Our Rich Liturgical
Heritage: Prayer Books
Our Rich Liturgical Heritage
The Right Reverend Dr Peter Brain
They say that you cannot tell a book by its cover. And while that is a healthy reminder not to misjudge another person, it is not true of our Prayer Books.
The covers of the Book of Common Prayer (1662), An Australian Prayer Book (1978) or A Prayer Book for Australia (1995) aptly describe their contents.
Common prayer is an important reminder that these prayers are for public worship, the kind that are applicable when we gather. That does not mean that they cannot be used as personal prayers, but are big picture prayers that concern us and our communities, our nation and our world.
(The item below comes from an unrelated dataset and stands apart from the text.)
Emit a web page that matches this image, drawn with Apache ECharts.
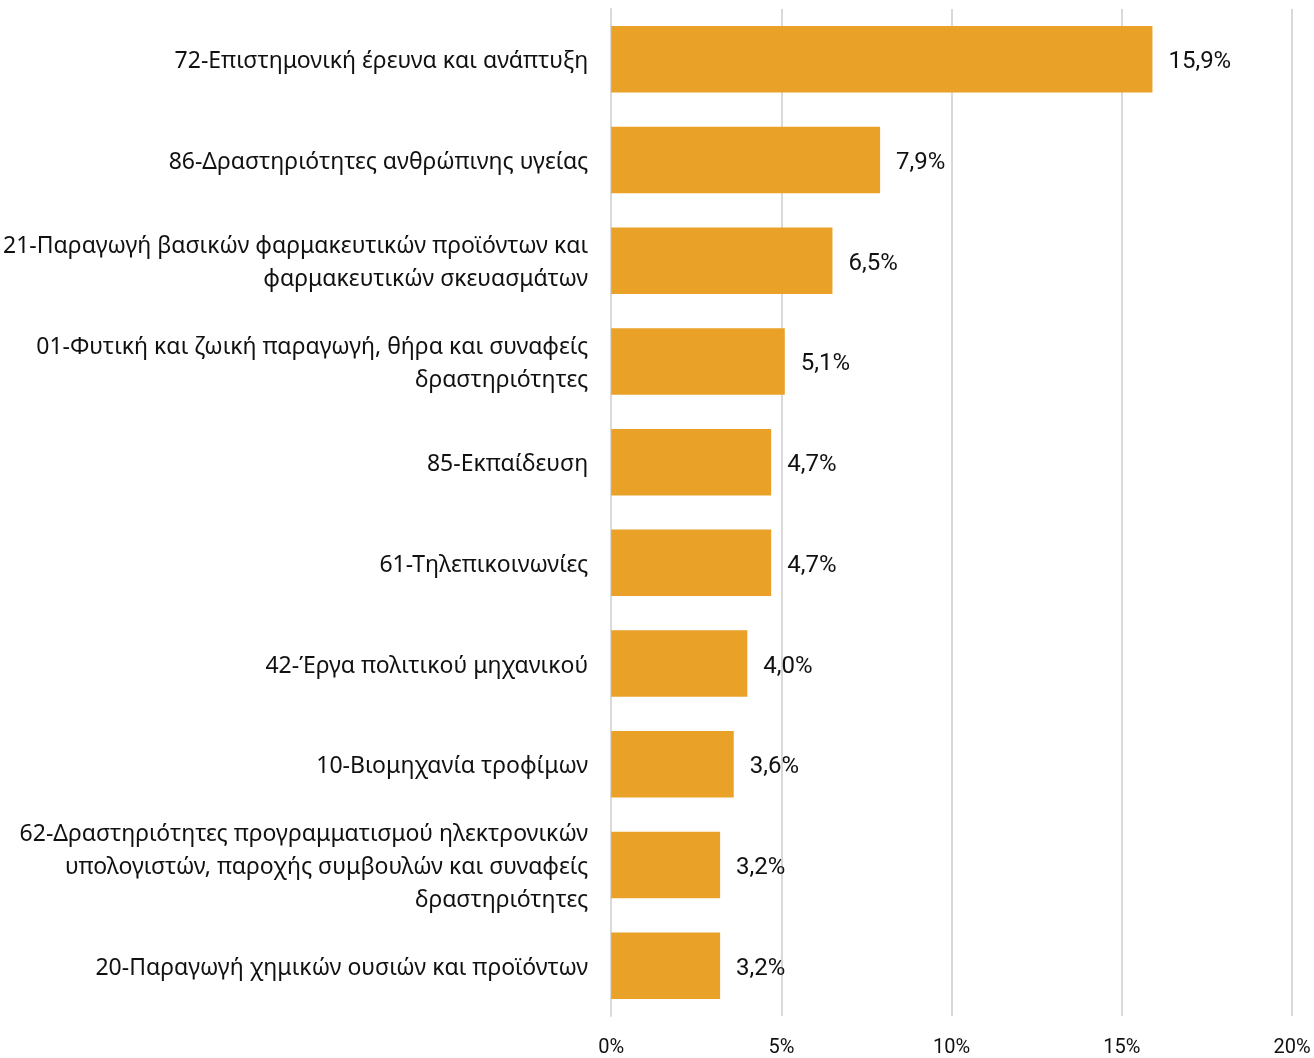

Our liturgies serve many purposes. Two are very clear when it comes to prayer: they offer us the context for 'when two or three are gathered' prayer. Where we 'can agree with each other', an attitude our Lord promised would lead to answered prayer (Matthew 18:19-20).
They also offer us models and reminders of what we ought to be praying. When we use the Litany, for example, I am always challenged to be more outward and wider scoped in my prayers. Individualism and its corporate version, parochialism, rob us of the sheer joy and scope of prayer. When we pray from all evil and mischief, from pride, vanity and hypocrisy; from envy, hatred and malice; and all evil intent good Lord, deliver us and from sloth, worldliness and love of money; from hardness of heart and contempt of your word and your laws good Lord deliver us I am always reminded, that though I am a fully justified adopted child of the living God through faith in Jesus, I am still a work in progress and nowhere near as good or Godly as I am tempted to think I am.
The Litany helps me to think of and pray for a wide range of others; like those who serve as ministers of the gospel, who govern or administer our laws, who use the earth’s resources, who are deceived, sick, or enemies. Listen to these short petitions: Enlighten your ministers with knowledge and understanding, that by their teaching and lives they may proclaim your word. Endue the members of our parliaments and all who govern us with wisdom and understanding. Give us the will to use the resources of the earth to your glory and for the good of all. Heal the sick in body and mind, and provide for the homeless, the hungry and the destitute. Forgive our enemies, persecutors and slanderers and turn their hearts.
Of course, there is a danger in set prayers and they are not necessary to a full and rich prayer life. They can however, be a wonderful aid in helping us to pray more deeply about our real need for growth, and more widely than we may otherwise do. They are a source of great instruction and reminder of the rich blessing we can be to others, known and unknown, through prayer. And as with most service to others we are the most richly blessed.